:: Exercise instructions ::
Output the first line of the listing and each line after it, up to and including the line that contains "(0,0) rectangle (28.08,-34.28);", exactly as written, minus the pictures.

:: Source excerpt ::
<<<<

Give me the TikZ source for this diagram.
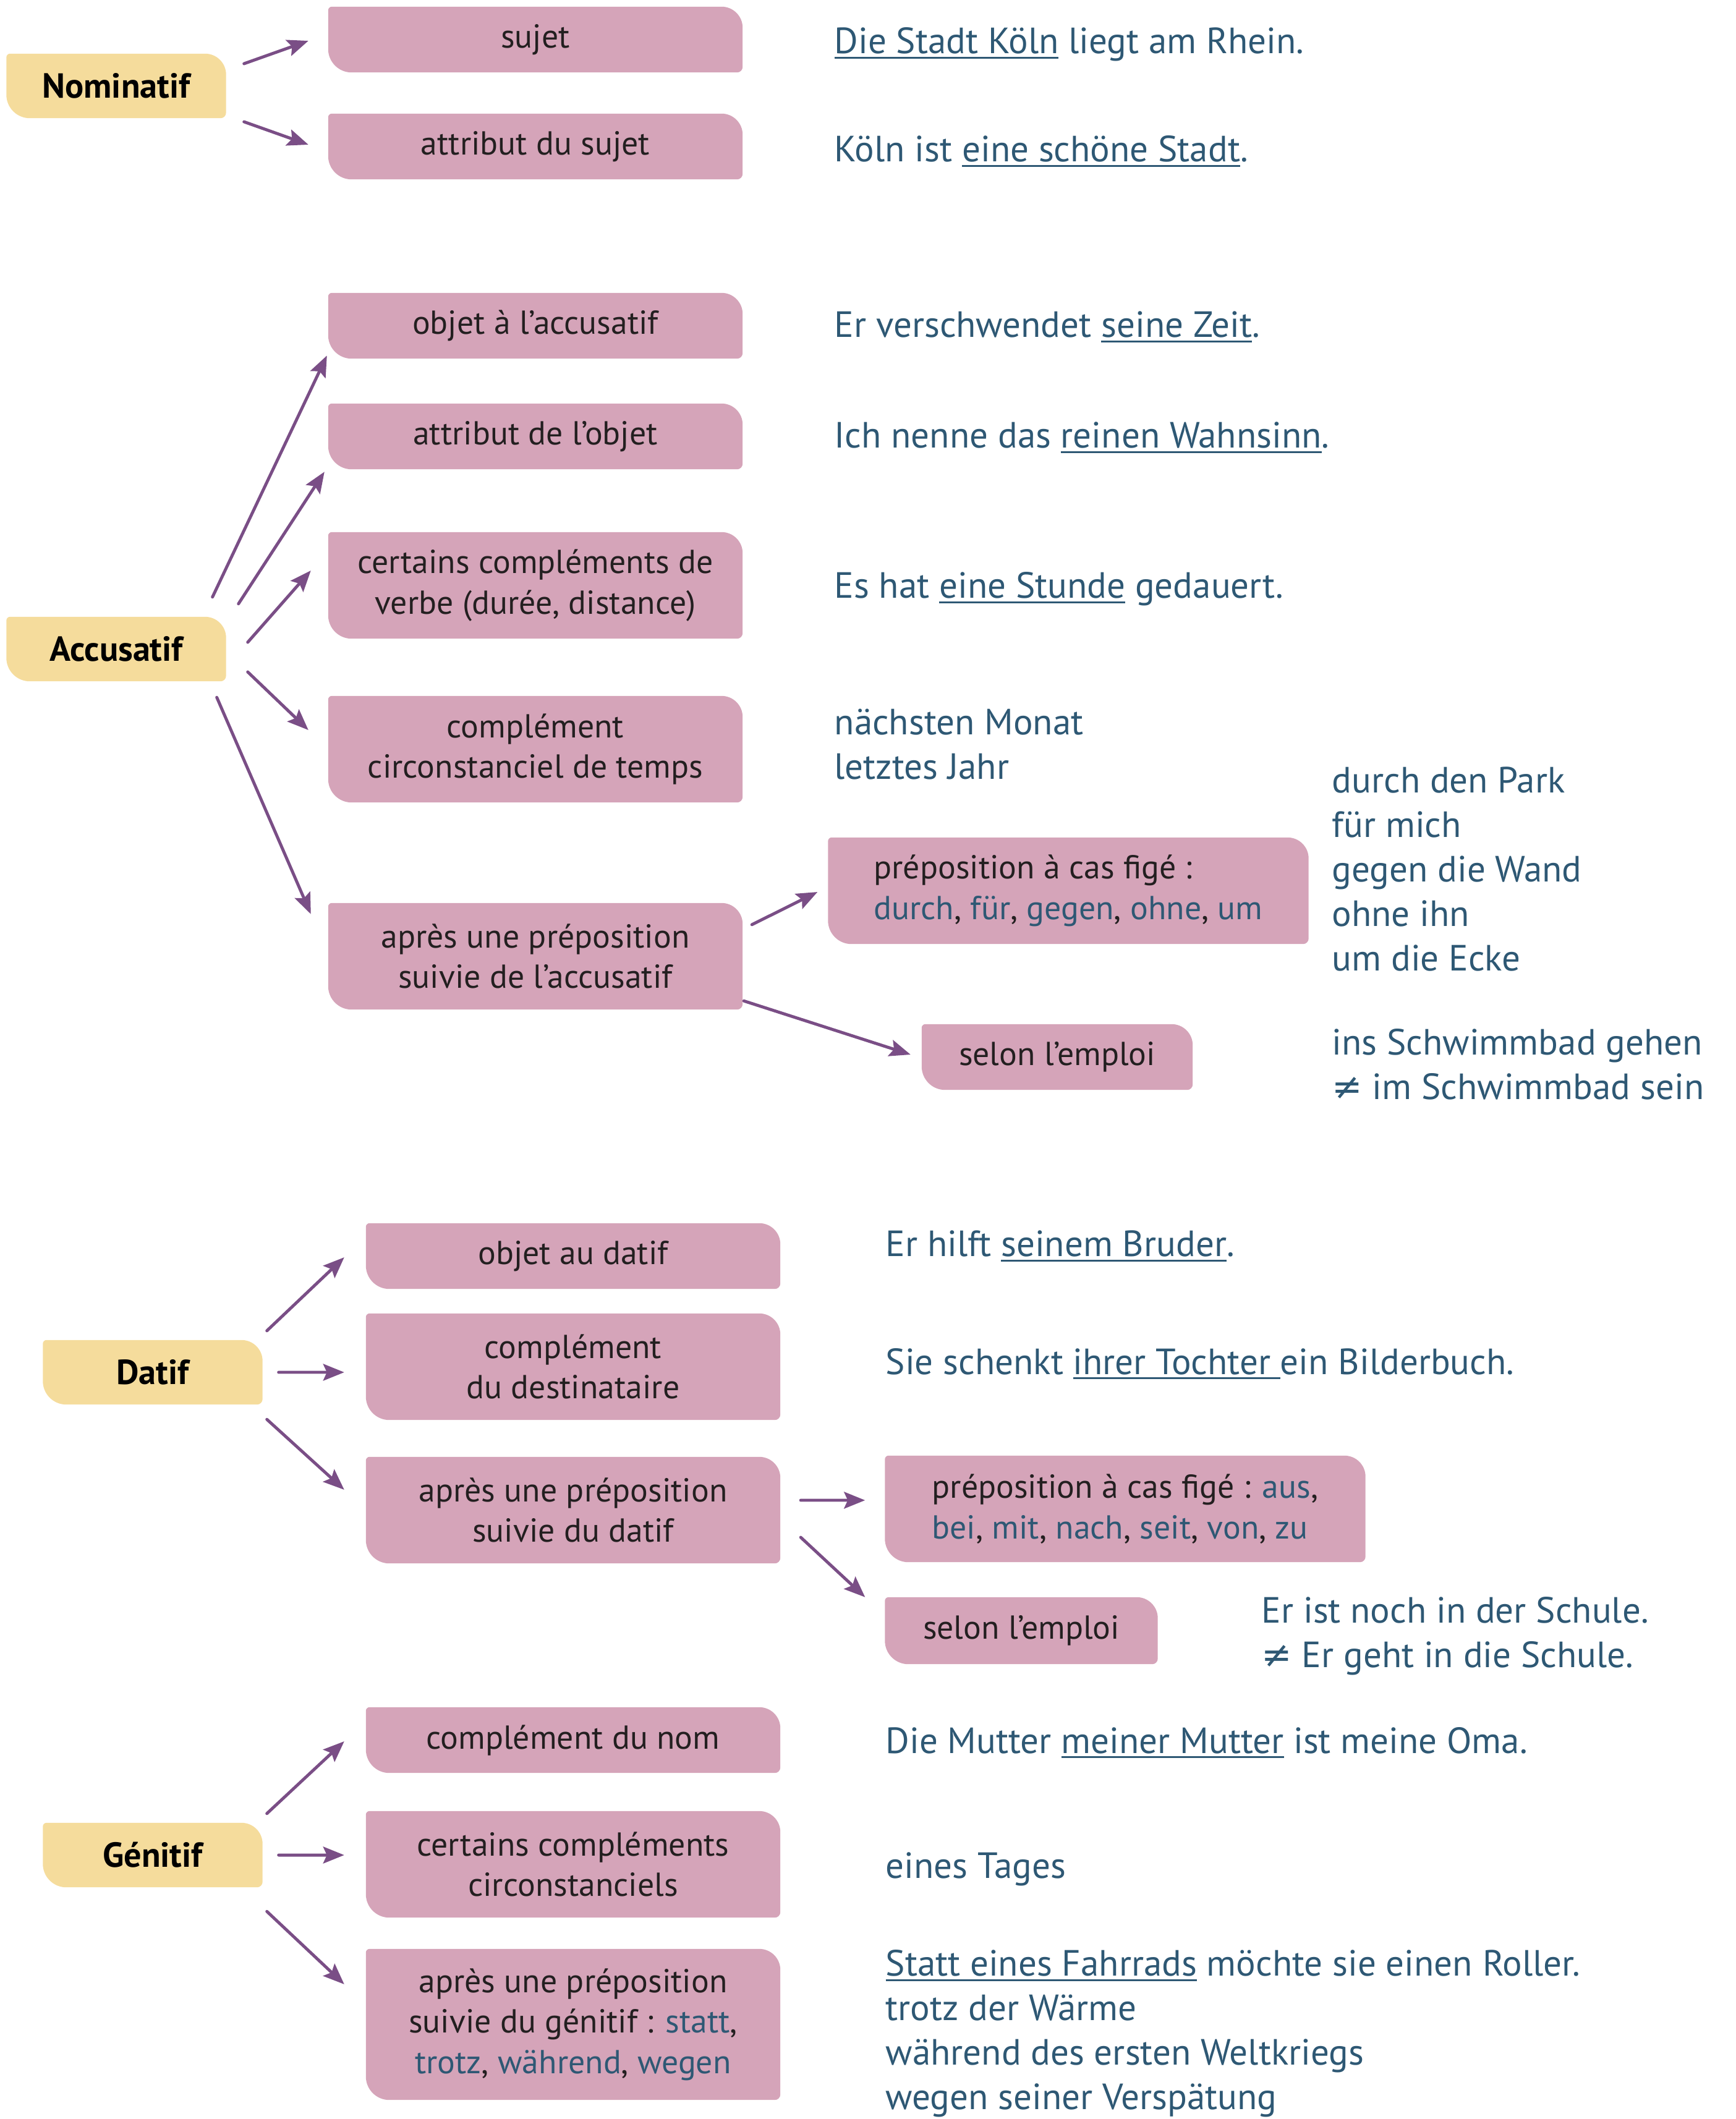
\documentclass[tikz,border=0pt]{standalone}
\usepackage{fontspec}
\setmainfont{PT Sans}
\newfontfamily\symfont{DejaVu Sans}
\usetikzlibrary{arrows.meta}
\pgfdeclarelayer{background}
\pgfsetlayers{background,main}

\definecolor{casefill}{HTML}{F5DC9C}
\definecolor{leaffill}{HTML}{D5A4B9}
\definecolor{arrowcol}{HTML}{7A4E86}
\definecolor{deblue}{HTML}{2E5874}
\definecolor{boxtext}{HTML}{231F20}
\newcommand{\dw}[1]{\textcolor{deblue}{#1}}
\newsavebox{\ubox}
\newcommand{\uword}[1]{\sbox{\ubox}{#1}\rlap{\rule[-2.3pt]{\wd\ubox}{0.9pt}}\usebox{\ubox}}

\begin{document}
\begin{tikzpicture}[line cap=round,line join=round,
  every node/.style={inner sep=0pt},
  casebox/.style={minimum width=3.54cm,minimum height=1.03cm,text=black,font=\fontsize{16}{19}\selectfont\bfseries},
  leaf/.style={minimum width=6.69cm,minimum height=1.05cm,align=center,text=boxtext,font=\fontsize{15.3}{18.6}\selectfont},
  leaftwo/.style={leaf,minimum height=1.71cm},
  fixed/.style={leaftwo,align=left,minimum width=7.76cm},
  ex/.style={anchor=west,align=left,text=deblue,font=\fontsize{16.8}{20.5}\selectfont},
  arr/.style={draw=arrowcol,line width=1.4pt,-{Stealth[length=0.34cm,width=0.27cm,inset=0.06cm]}}]
  \useasboundingbox (0,0) rectangle (28.08,-34.28);

  % Nominatif
  \node[casebox] (nomi) at (1.88,-1.39) {Nominatif};
  \node[leaf] (sujet) at (8.66,-0.64) {sujet};
  \node[leaf] (attsuj) at (8.66,-2.37) {attribut du sujet};
  \node[ex] (exsuj) at (13.49,-0.72) {\uword{Die Stadt Köln} liegt am Rhein.};
  \node[ex] (exattsuj) at (13.49,-2.45) {Köln ist \uword{eine schöne Stadt}.};
  \draw[arr] ([shift={(0.29,0.36)}]nomi.east) -- ([shift={(-0.32,-0.02)}]sujet.west);
  \draw[arr] ([shift={(0.29,-0.58)}]nomi.east) -- ([shift={(-0.32,0.03)}]attsuj.west);

  % Accusatif
  \node[casebox] (accu) at (1.88,-10.50) {Accusatif};
  \node[leaf] (objacc) at (8.66,-5.27) {objet à l’accusatif};
  \node[leaf] (attobj) at (8.66,-7.06) {attribut de l’objet};
  \node[leaftwo] (duree) at (8.66,-9.47) {certains compléments de\\verbe (durée, distance)};
  \node[leaftwo] (temps) at (8.66,-12.12) {complément\\circonstanciel de temps};
  \node[leaftwo] (prepacc) at (8.66,-15.47) {après une préposition\\suivie de l’accusatif};
  \node[fixed] (figeacc) at (17.28,-14.41) {préposition à cas figé :\\\dw{durch}, \dw{für}, \dw{gegen}, \dw{ohne}, \dw{um}};
  \node[leaf,minimum width=4.37cm] (selonacc) at (17.10,-17.10) {selon l’emploi};
  \node[ex] (exobjacc) at (13.49,-5.29) {Er verschwendet \uword{seine Zeit}.};
  \node[ex] (exattobj) at (13.49,-7.08) {Ich nenne das \uword{reinen Wahnsinn}.};
  \node[ex] (exduree) at (13.49,-9.53) {Es hat \uword{eine Stunde} gedauert.};
  \node[ex] (extemps) at (13.49,-12.04) {nächsten Monat\\letztes Jahr};
  \node[ex] (exfigeacc) at (21.54,-14.06) {durch den Park\\für mich\\gegen die Wand\\ohne ihn\\um die Ecke};
  \node[ex] (exselonacc) at (21.54,-17.22) {ins Schwimmbad gehen\\{\symfont ≠} im Schwimmbad sein};
  \draw[arr] ([shift={(-0.22,0.32)}]accu.north east) -- ([shift={(-0.02,0.05)}]objacc.south west);
  \draw[arr] ([shift={(0.20,0.21)}]accu.north east) -- ([shift={(-0.06,-0.04)}]attobj.south west);
  \draw[arr] ([shift={(0.35,0.11)}]accu.east) -- ([shift={(-0.28,0.24)}]duree.west);
  \draw[arr] ([shift={(0.35,-0.37)}]accu.east) -- ([shift={(-0.32,0.31)}]temps.west);
  \draw[arr] ([shift={(-0.15,-0.26)}]accu.south east) -- ([shift={(-0.28,-0.18)}]prepacc.north west);
  \draw[arr] ([shift={(0.15,-0.35)}]prepacc.north east) -- ([shift={(-0.17,-0.02)}]figeacc.west);
  \draw[arr] ([shift={(0.02,0.14)}]prepacc.south east) -- ([shift={(-0.18,0.04)}]selonacc.west);

  % Datif
  \node[casebox] (dati) at (2.47,-22.20) {Datif};
  \node[leaf] (objdat) at (9.27,-20.32) {objet au datif};
  \node[leaftwo] (dest) at (9.27,-22.11) {complément\\du destinataire};
  \node[leaftwo] (prepdat) at (9.27,-24.43) {après une préposition\\suivie du datif};
  \node[fixed] (figedat) at (18.20,-24.41) {préposition à cas figé : \dw{aus},\\\dw{bei}, \dw{mit}, \dw{nach}, \dw{seit}, \dw{von}, \dw{zu}};
  \node[leaf,minimum width=4.40cm,minimum height=1.07cm] (selondat) at (16.52,-26.38) {selon l’emploi};
  \node[ex] (exobjdat) at (14.32,-20.16) {Er hilft \uword{seinem Bruder}.};
  \node[ex] (exdest) at (14.32,-22.06) {Sie schenkt \uword{ihrer Tochter\ }ein Bilderbuch.};
  \node[ex] (exselondat) at (20.40,-26.47) {Er ist noch in der Schule.\\{\symfont ≠} Er geht in die Schule.};
  \draw[arr] ([shift={(0.07,0.15)}]dati.north east) -- ([shift={(-0.35,-0.02)}]objdat.west);
  \draw[arr] ([shift={(0.26,0)}]dati.east) -- ([shift={(-0.35,-0.09)}]dest.west);
  \draw[arr] ([shift={(0.07,-0.24)}]dati.south east) -- ([shift={(-0.35,0.33)}]prepdat.west);
  \draw[arr] ([shift={(0.33,0.16)}]prepdat.east) -- ([shift={(-0.32,0.14)}]figedat.west);
  \draw[arr] ([shift={(0.33,-0.44)}]prepdat.east) -- ([shift={(-0.32,0)}]selondat.north west);

  % Génitif
  \node[casebox] (geni) at (2.47,-30.01) {Génitif};
  \node[leaf] (cnom) at (9.27,-28.15) {complément du nom};
  \node[leaftwo] (circ) at (9.27,-30.16) {certains compléments\\circonstanciels};
  \node[leaftwo,minimum height=2.43cm] (prepgen) at (9.27,-32.75) {après une préposition\\suivie du génitif : \dw{statt},\\\dw{trotz}, \dw{während}, \dw{wegen}};
  \node[ex] (excnom) at (14.32,-28.19) {Die Mutter \uword{meiner Mutter} ist meine Oma.};
  \node[ex] (excirc) at (14.32,-30.24) {eines Tages};
  \node[ex] (exprepgen) at (14.32,-32.90) {\uword{Statt eines Fahrrads} möchte sie einen Roller.\\trotz der Wärme\\während des ersten Weltkriegs\\wegen seiner Verspätung};
  \draw[arr] ([shift={(0.07,0.15)}]geni.north east) -- ([shift={(-0.35,-0.02)}]cnom.west);
  \draw[arr] ([shift={(0.26,0)}]geni.east) -- ([shift={(-0.35,0.15)}]circ.west);
  \draw[arr] ([shift={(0.07,-0.39)}]geni.south east) -- ([shift={(-0.35,0.65)}]prepgen.west);

  % box backgrounds
  \begin{pgfonlayer}{background}
    \foreach \bx/\col in {nomi/casefill,accu/casefill,dati/casefill,geni/casefill,
      sujet/leaffill,attsuj/leaffill,objacc/leaffill,attobj/leaffill,duree/leaffill,
      temps/leaffill,prepacc/leaffill,figeacc/leaffill,selonacc/leaffill,
      objdat/leaffill,dest/leaffill,prepdat/leaffill,figedat/leaffill,selondat/leaffill,
      cnom/leaffill,circ/leaffill,prepgen/leaffill} {
      \fill[\col] ([xshift=0.06cm]\bx.north west) -- ([xshift=-0.34cm]\bx.north east)
        arc[start angle=90,end angle=0,radius=0.34cm] -- ([yshift=0.09cm]\bx.south east)
        arc[start angle=0,end angle=-90,radius=0.09cm] -- ([xshift=0.38cm]\bx.south west)
        arc[start angle=270,end angle=180,radius=0.38cm] -- ([yshift=-0.06cm]\bx.north west)
        arc[start angle=180,end angle=90,radius=0.06cm] -- cycle;
    }
  \end{pgfonlayer}
\end{tikzpicture}
\end{document}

>>>>

:: Solution for this problem ::
Give me the TikZ source for this diagram.
\documentclass[tikz,border=0pt]{standalone}
\usepackage{fontspec}
\setmainfont{PT Sans}
\newfontfamily\symfont{DejaVu Sans}
\usetikzlibrary{arrows.meta}
\pgfdeclarelayer{background}
\pgfsetlayers{background,main}

\definecolor{casefill}{HTML}{F5DC9C}
\definecolor{leaffill}{HTML}{D5A4B9}
\definecolor{arrowcol}{HTML}{7A4E86}
\definecolor{deblue}{HTML}{2E5874}
\definecolor{boxtext}{HTML}{231F20}
\newcommand{\dw}[1]{\textcolor{deblue}{#1}}
\newsavebox{\ubox}
\newcommand{\uword}[1]{\sbox{\ubox}{#1}\rlap{\rule[-2.3pt]{\wd\ubox}{0.9pt}}\usebox{\ubox}}

\begin{document}
\begin{tikzpicture}[line cap=round,line join=round,
  every node/.style={inner sep=0pt},
  casebox/.style={minimum width=3.54cm,minimum height=1.03cm,text=black,font=\fontsize{16}{19}\selectfont\bfseries},
  leaf/.style={minimum width=6.69cm,minimum height=1.05cm,align=center,text=boxtext,font=\fontsize{15.3}{18.6}\selectfont},
  leaftwo/.style={leaf,minimum height=1.71cm},
  fixed/.style={leaftwo,align=left,minimum width=7.76cm},
  ex/.style={anchor=west,align=left,text=deblue,font=\fontsize{16.8}{20.5}\selectfont},
  arr/.style={draw=arrowcol,line width=1.4pt,-{Stealth[length=0.34cm,width=0.27cm,inset=0.06cm]}}]
  \useasboundingbox (0,0) rectangle (28.08,-34.28);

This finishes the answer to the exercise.